Looking at the Java packages I own, most of them also wind up in ELN,
so I assume that they're going to end up in RHEL at some point. And
here I'm asking myself the question: Who's going to maintain those 200
Java packages? Because I have seen *zero* people from Red Hat
interacting with the Java stack in fedora in any substantial way in
the past year - and by that I mean more than one commit to a package
they didn't own or sending one PR on src.fp.org.

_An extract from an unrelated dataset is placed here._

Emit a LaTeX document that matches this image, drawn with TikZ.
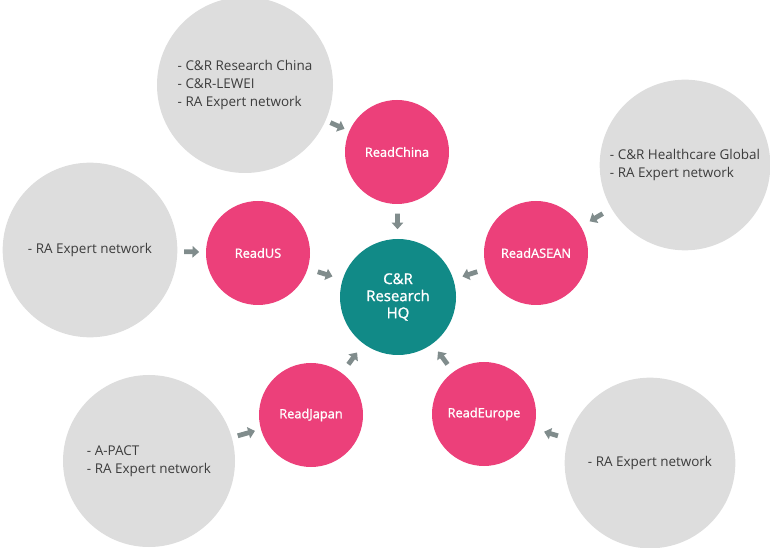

While working through the *massive* backlog of issues and neglected
package updates in the Java stack, I also went through with multiple
non-responsive maintainer processes, and almost nobody from the
original people who maintained Java packages in fedora are left. Some
of those were Red Hat employees, but are apparently no longer, or have
moved on to work on different things.

Not even the Java modules (javapackages-tools, maven, ant, ...) seem
to be in better shape - none of them have been touched in the last 10
months, except for automated mass rebuild commits. They are now pretty
out of sync with mainstream fedora, and they still only target the
"oldstable" fedora 31 platform. Since javapackages-tools:20190x and
maven:3.5 are also no longer default streams, they are unused (?), and
seem to have been abandoned.

So. Who is actually maintaining the Java stack in RHEL? I can't tell.
Who is maintaining the core build tools (xmvn, maven, ant, etc.)? Why
are they not - or no longer - contributing to fedora packages or
interacting with fedora maintainers? Does Red Hat no longer care about
all their Java products [1]? Can we please increase the bus / lottery
factor (= 1) for Java package maintenance in fedora?

Fabio / decathorpe

PS: I'm not talking about the JDK packages here. They're in good
hands, as far as I can tell.

[1]: JBoss / WildFly were among the first things to be retired during
the modularity calamity, because nobody cared. But what about the
shiny new thing, Quarkus? Will it ever be packaged for fedora?